Dai dati raccolti dall’Università di Urbino, risulta che negli ultimi tre anni gli incidenti di caccia siano costantemente diminuiti. Le associazioni venatorie: “lavoriamo per migliorare ancora”
Al di là dei numeri volutamente allarmistici (e, spesso, decisamente fantasiosi) propalati dal mondo animalista e anti-armi, per fortuna il fenomeno degli incidenti venatori è in diminuzione. A dirlo è una ricerca dell’Università di Urbino, che ha raccolto e analizzato i dati del triennio compreso tra il 2017 e il 2019. Nel periodo considerato, si evince una calo del 16 per cento dei decessi e del 9 per cento degli incidenti con feriti.

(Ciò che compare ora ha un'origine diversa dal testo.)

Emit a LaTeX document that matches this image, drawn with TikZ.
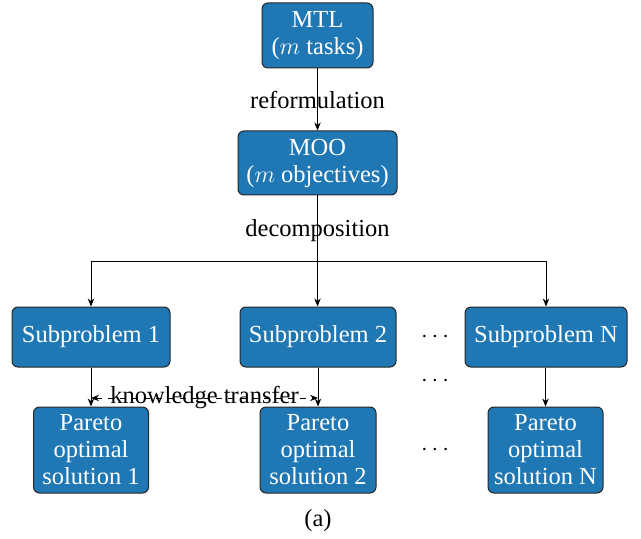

“In queste ore, come di consueto, vengono diffusi comunicati allarmistici che riportano numeri di incidenti assai superiori a quelli riscontrati dall’Università”, sottolinea in un comunicato la Cabina di regia del mondo venatorio, costituita dalle associazioni venatorie riconosciute Fidc, Enalcaccia, Anlc, Arcicaccia, Anuu, Italcaccia ed Eps: “si tiene a precisare che, invece, i risultati dell’ateneo riguardano esclusivamente casi relativi a pratiche venatorie corrette, ed escludono i casi in cui si verifichino pratiche scorrette, non legate al mondo della caccia (bracconaggio, atti di violenza intenzionale, malori, cadute ecc..). Questo risultato positivo è stato possibile nel corso degli anni grazie ad una importante opera di sensibilizzazione sui temi della sicurezza nella pratica della caccia che il mondo venatorio ha portato avanti costantemente con impegno e dedizione. Il mondo venatorio sottolinea che si tratta comunque dell’inizio di un percorso che ha come obiettivo finale quello di portare tali numeri quanto più prossimi allo zero. L’attività venatoria non è da considerare tra le più pericolose solo perché contempla l’utilizzo dell’arma; come specificato nello studio dell’Università di Urbino, per esempio, escursionismo, alpinismo, sport invernali, balneazione e altri sport estremi contano numeri decisamente maggiori di decessi e di feriti”.